Exports slump as coffee crisis bites
PIONEER: Officials inspect the first batch of Hass avocado fruits being prepared for export to Europe. Diversification of exports is helping to reduce the focus on coffee. FILE PHOTO
A new report by the Ministry of Finance, Planning and Economic Development has indicated that Uganda’s export earnings dropped by UGX 410.4 billion in September.
According to the Performance of the Economy Monthly Report for October 2024, the decline was primarily due to a reduction in coffee exports during the same month.
The report revealed that export earnings reduced by 14.1% to US$ 682.69 million (UGX 2.505 trillion) in September 2024, down from US$ 794.52 million (UGX 2.915 trillion) in August 2024.
- The report indicates that coffee export earnings declined by 34.7% to USD144.7 million in September 2024, from US$221.63 million the previous month. Despite a rise in global coffee prices, Uganda faced a drop in export volumes, primarily driven by lower yields in key coffee-growing regions such as Greater Masaka and the South-Western parts of the country.
Officials said the reduced export volumes were primarily due to lower coffee yields in the Greater Masaka and South-Western regions of Uganda, following the end of the main harvesting season.
The reduction in yields significantly impacted Uganda’s overall export performance in September 2024.
- Despite the decline in coffee exports, Uganda’s export markets remained diverse, with significant exports to various regions around the world.
The Ministry said the Middle East emerged as the biggest destination for Uganda’s exports, accounting for 36.4% of total exports in September 2024.
Within the Middle East, the United Arab Emirates (UAE) stood out as the primary recipient, with the report stating that the UAE “accounted for 97.6 percent of Uganda’s exports to the region.
The report also revealed that Uganda continued to rely on regional markets for export growth, with the East African Community (EAC) and the European Union (EU) making up key portions of the export portfolio.
The EAC accounted for “28.6% of total exports and within the region, the Democratic Republic of the Congo, Kenya, and South Sudan were the largest markets, accounting for 34.7%, 24.8%, and 18.3% of the region’s exports, respectively.
- The EU contributed 18.5% of Uganda’s total exports, with Italy and Germany emerging as the dominant markets, taking up 47.2% and 21.6%, respectively, of Uganda’s exports to the region.

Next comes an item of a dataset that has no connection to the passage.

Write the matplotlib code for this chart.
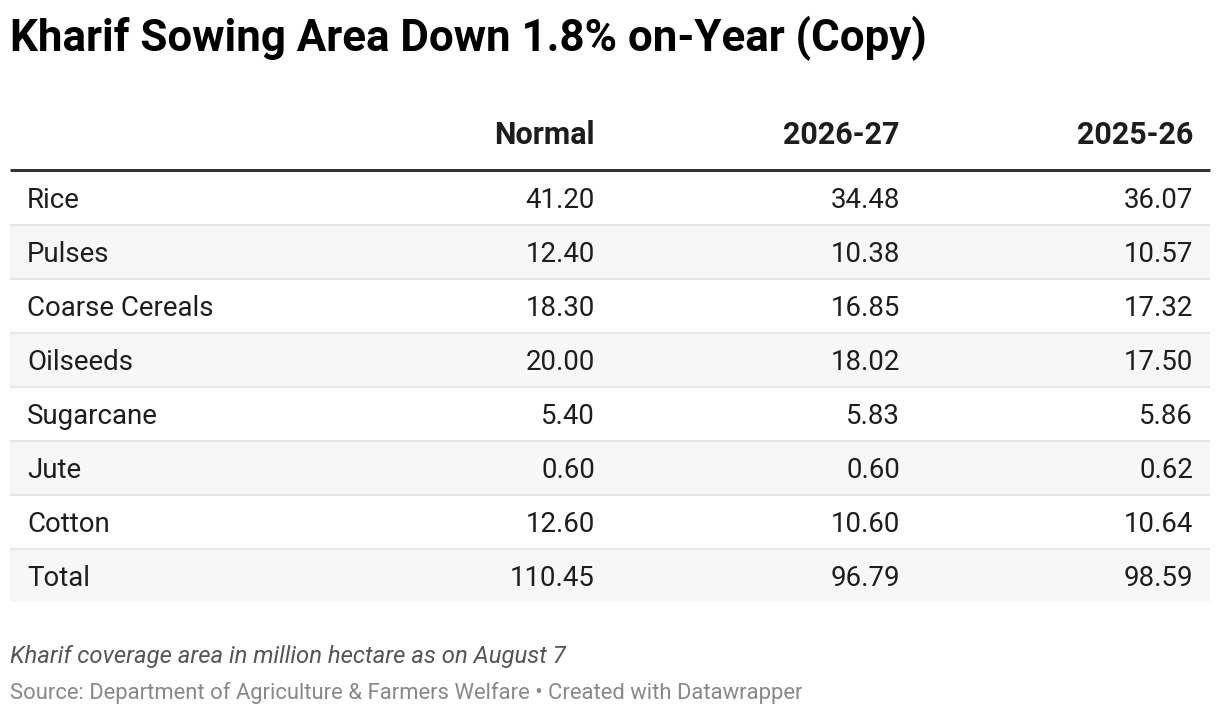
import matplotlib.pyplot as plt

# Table data
crops = ["Rice", "Pulses", "Coarse Cereals", "Oilseeds", "Sugarcane",
         "Jute", "Cotton", "Total"]
columns = ["Normal", "2026-27", "2025-26"]
normal = [41.20, 12.40, 18.30, 20.00, 5.40, 0.60, 12.60, 110.45]
year_2026_27 = [34.48, 10.38, 16.85, 18.02, 5.83, 0.60, 10.60, 96.79]
year_2025_26 = [36.07, 10.57, 17.32, 17.50, 5.86, 0.62, 10.64, 98.59]

title = "Kharif Sowing Area Down 1.8% on-Year (Copy)"
note = "Kharif coverage area in million hectare as on August 7"
source = "Source: Department of Agriculture & Farmers Welfare \u2022 Created with Datawrapper"

plt.rcParams['font.family'] = ['Roboto', 'DejaVu Sans']

W, H = 1220, 716
fig = plt.figure(figsize=(W / 100, H / 100), dpi=100)
ax = fig.add_axes([0, 0, 1, 1])
ax.set_xlim(0, W)
ax.set_ylim(H, 0)
ax.axis('off')

# pixel layout
left, right = 10, 1210
label_x = 27
col_right = [595, 900, 1193]
row_h = 54
first_top = 172
px = 72 / 100  # points per pixel

dark = "#1d1d1d"

# title
ax.text(left, 51, title, fontsize=31.6, fontweight='bold', color="#000000",
        ha='left', va='baseline')

# header
for xr, name in zip(col_right, columns):
    ax.text(xr, 144, name, fontsize=22, fontweight='bold', color=dark,
            ha='right', va='baseline')
ax.plot([left, right], [170, 170], color="#333333", lw=3 * px,
        solid_capstyle='butt')

# rows
series = [normal, year_2026_27, year_2025_26]
for i, crop in enumerate(crops):
    top = first_top + row_h * i
    if i % 2 == 1:
        ax.fill_between([left, right], top, top + 52, color="#f7f7f7", lw=0)
    if i < len(crops) - 1:
        ax.plot([left, right], [top + 53, top + 53], color="#e5e5e5",
                lw=2 * px, solid_capstyle='butt')
    base = 208 + row_h * i
    ax.text(label_x, base, crop, fontsize=19.9, color=dark, ha='left',
            va='baseline')
    for xr, vals in zip(col_right, series):
        ax.text(xr, base, f"{vals[i]:.2f}", fontsize=19.9, color=dark,
                ha='right', va='baseline')

# footer
ax.text(left, 663, note, fontsize=17.2, style='italic', color="#555555",
        ha='left', va='baseline')
ax.text(left, 699, source, fontsize=15.8, color="#888888",
        ha='left', va='baseline')

fig.savefig("out.png", dpi=100)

- While coffee remains Uganda's most significant agricultural export, the country's export portfolio is increasingly getting diversified. The Ministry’s report noted that Uganda has seen growing demand for products other than coffee, including mineral products, other agricultural commodities, and manufactured products. This diversification, according to the ministry has helped to cushion the impact of fluctuations in the coffee market and provides a buffer against risks associated with the volatility of a single export commodity.
Uganda’s export performance in September 2024 highlights both the challenges and opportunities facing the country’s economy.
While the decline in coffee exports has caused a dip in overall export revenues, the continued demand from diverse global markets provides optimism for the country’s long-term export strategy.
Going forward, the Ministry of Finance emphasizes that strengthening agricultural practices, diversifying markets, and improving yield sustainability would be crucial for Uganda to maintain steady export growth and resilience in its trade sector.